そういうわけで、魅力を厚塗りする努力は、だいたいにおいて逆効果で、素を積極的に見せていった方がいい。ただし、その素がクソだと、どうしようもないので、地道に素を磨くしかない。人徳とか人間力とか、その辺。急がば回れが最短ルート。

単に男性ウケを狙った本ということではなく、老若男女に愛されるような「本物の魅力」とは何かと考えさせられます。女性目線での自分磨きではなく、客観的で地に足のついた内容になっているのが最大の特徴。

あなたの魅力を爆発させる方法

あなたの魅力を爆発させる方法

『外為決済とCLS銀行』中島真志

『外為決済とCLS銀行』中島真志

『決済システムのすべて』、『証券決済システムのすべて』、『SWIFTのすべて』で知られる中島真志の新刊は、CLS銀行モノ。ちなみにヘルシュタット・リスクを軽減するためG20の合意に基づいて設立されたのが、CLS(Continuous Linked Settlement)銀行。

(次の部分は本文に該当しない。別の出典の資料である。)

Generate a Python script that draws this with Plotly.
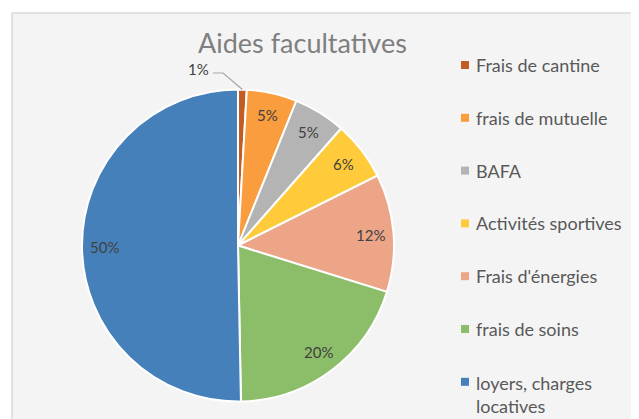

そんでヘルシュタット・リスクは、国際的な通貨決済で生じる時差リスクのこと。

バーゼル銀行監督委員会は、このCLS銀行の利用をほんとんど義務付けてて、いまや世界のインターバンク取引の約80%がCLS銀行を通じて決済されてるのに、なぜか日本での認知度は低い上、利用率もダメ。おそらく中島は、なかば義憤に駆られてこの本を書いたと思う。

本書は、外為取引・外為決済の仕組みと、近年の外為決済の新潮流であるCLS銀行について、詳しく解説した本邦初の書籍です。実務家にも研究者にも非常に有益な一冊です。

バーゼル銀行監督委員会「FX監督ガイダンス」の全文も収録しています。

外為決済とCLS銀行

外為決済とCLS銀行

『何かのためではない、特別なこと』平川克美

『何かのためではない、特別なこと』平川克美

あーもう、紹介文からしてカッコいいし、その上でタイトルを読むとさらに味わい深い。本書は『復路の哲学』の続編的な位置づけになるのかな。さて、例えばダラダラとネットに接続してるとき、「即効性があり、有用で、刺激的なもの」を必死に探し、そればかりを追っているはずなのに、オフラインに戻ったときの、あの充実感のなさ。考えれば、すごい謎だ。

なぜならネット徘徊してる時は、一瞬たりとも退屈な時間をすごしていないはずで、ずっと有用な何かに接してきたはずなのに、ほとんどまったく何の満足感も残っていない。となれば、その時間は一体なにをして過ごしてきたのか。逆に、何をしたら充実感を手にできるのか。

ヒントの一端は、この本に書かれている。しかし、どっぷり今の潮流に染まった人間は、そのヒントを見落とすだろうし、「これがヒントです」と示されたところで、理解できないだろう。嗚呼。

本書は「即効性があり、有用で、刺激的なもの」ばかりを追い求めるようになった現代に対する、ささやかな抵抗である。

死を迎えるという自然の摂理の側から、世の中を見直してみると、それ以前とは全く違った光景が視野に入ってきます。それまで、重要だと思っていたことが、実はとるに足りないことであり、どうでもいいと思っていた儀礼や習慣が、人類史的な意味を持つ大切なことであることに気付かされるのです。